The Company may choose to deliver certain statutory materials relating to the
Plan in electronic form.  By accepting the RSUs, you agree that the Company may
deliver the Plan prospectus and the Company’s annual report to you in an
electronic format.  If at any time you would prefer to receive paper copies of
these documents, as you are entitled to, the Company would be pleased to provide
copies.  Please contact the Company’s Secretary to request paper copies of these
documents.

Code Section 409A

The Agreement is intended to be exempt from or, to the extent subject thereto,
to comply with Section 409A of the Code (“Section 409A”), and, accordingly, to
the maximum extent permitted, the Agreement will be interpreted and administered
to be exempt from or in compliance with Section 409A.  Each installment of RSUs
that vest under this Agreement (if there is more than one installment) will be
considered one of a series of separate payments for purposes of Section
409A.  Any payments described in the Agreement that are due within the
Short-Term Deferral Period will not be treated as deferred compensation unless
Applicable Laws require otherwise.  To the extent required to avoid accelerated
taxation and tax penalties under Section 409A, amounts that would otherwise be
payable and benefits that would otherwise be provided pursuant to the Agreement
during the six (6)-month period immediately following the Grantee’s Separation
from Service will instead be paid on the first payroll date after the six
(6)-month anniversary of the Grantee’s Separation from Service (or the Grantee’s
death, if earlier).

Furthermore, notwithstanding anything in the Agreement to the contrary, in the
event the RSUs are characterized as deferred compensation under Section 409A,
and pursuant to which settlement and delivery of shares of Stock relating to the
RSUs is triggered based on a Change in Control, in no event will a Change in
Control be deemed to have occurred for purposes of such settlement and delivery
of shares of Stock if the transaction is not also a “change in the ownership or
effective control of” the Company or “a change in the ownership of a substantial
portion of the assets of” the Company as determined under Treasury Regulation
Section 1.409A-3(i)(5) (without regard to any alternative definition
thereunder).  If the RSUs are characterized as deferred compensation under
Section 409A and are not settled and delivered on account of the provision of
the preceding sentence, the settlement and delivery shall occur on the next
succeeding settlement and delivery triggering event that is a permissible
triggering event under Section 409A.  No provision of this paragraph shall in
any way affect the determination of a Change in Control for purposes of vesting
of RSUs that are characterized as deferred compensation under Section 409A.

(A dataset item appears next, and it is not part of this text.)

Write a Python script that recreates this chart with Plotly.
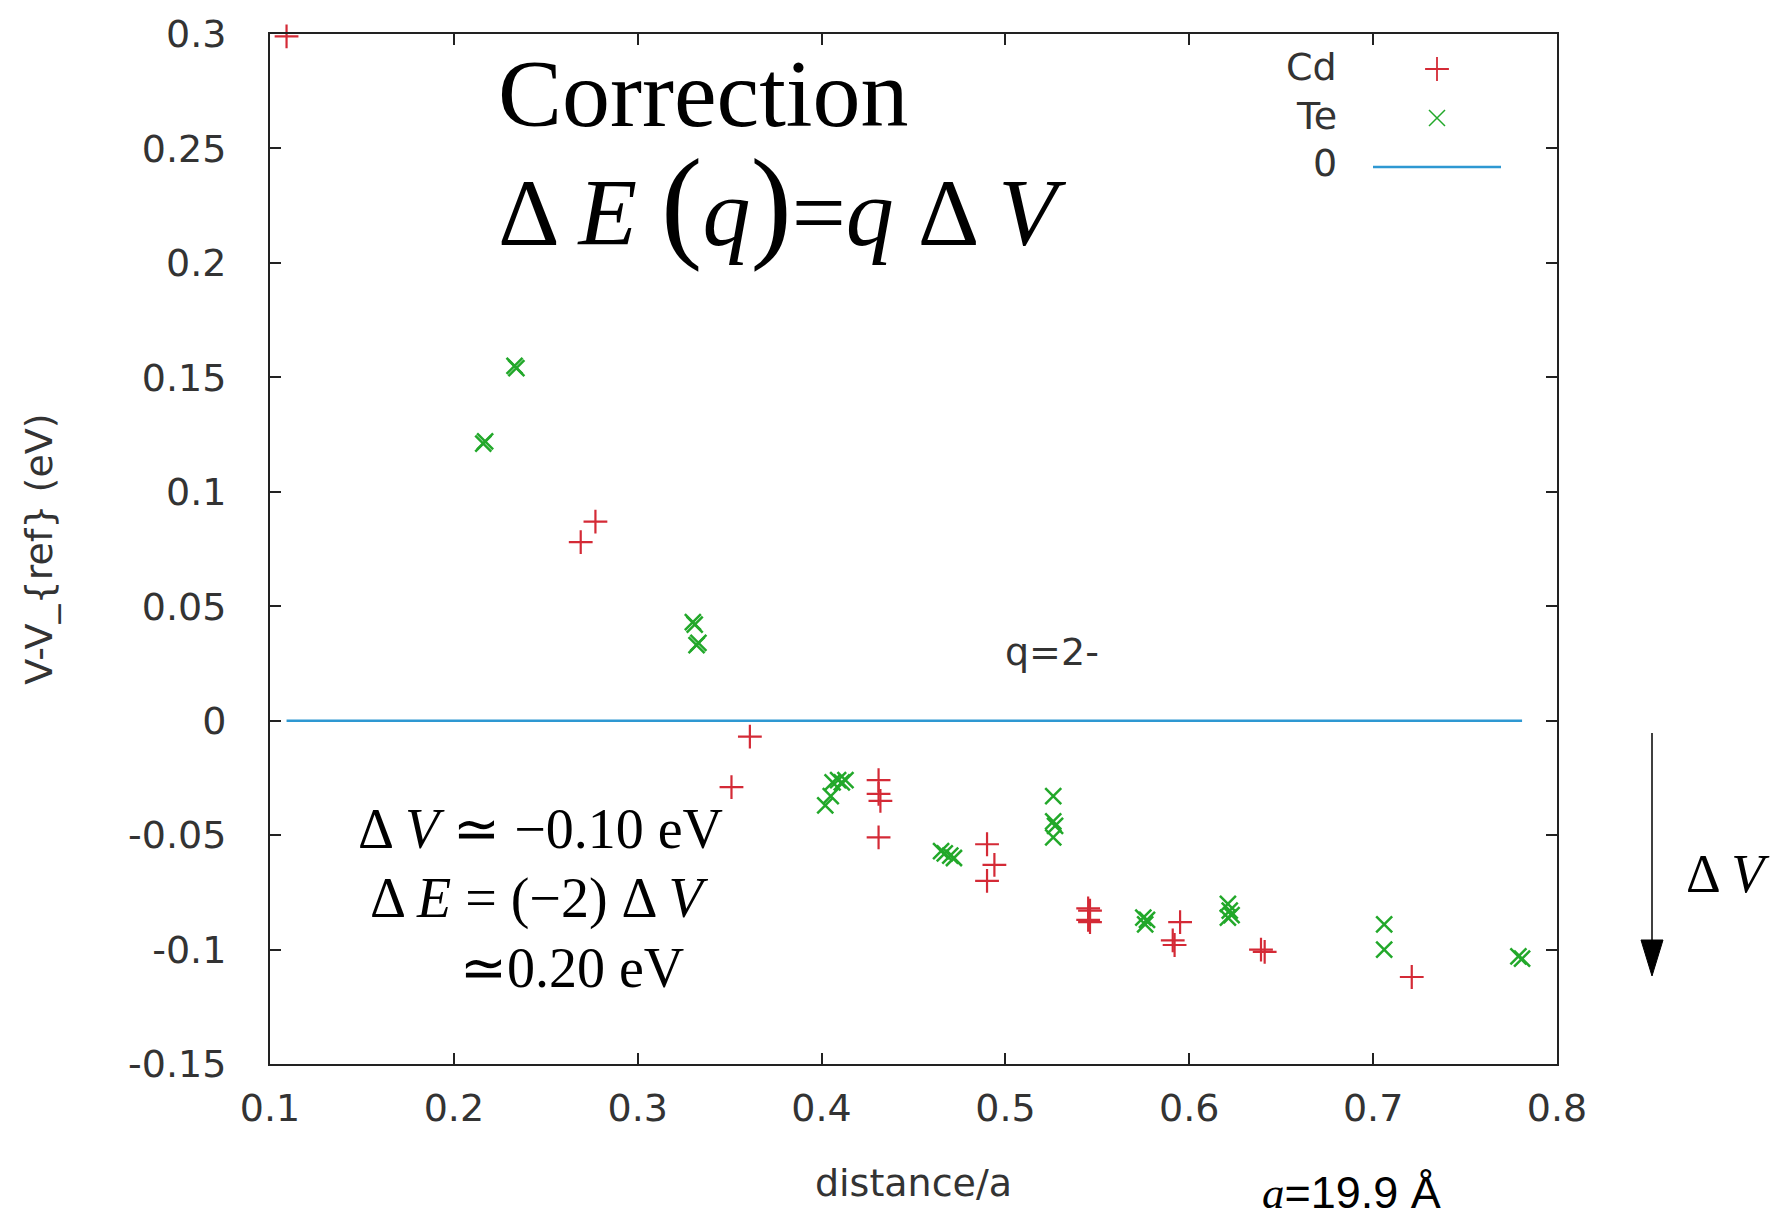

Notwithstanding the foregoing, neither the Company nor the Board or Committee
will have any obligation to take any action to prevent the assessment of any
excise tax or penalty on any Grantee under Section 409A, and neither the Company
or an Affiliate nor the Board or the Committee will have any liability to any
Grantee for such tax or penalty.

By accepting this Agreement, you agree to all of
the terms and conditions described above and in the Plan.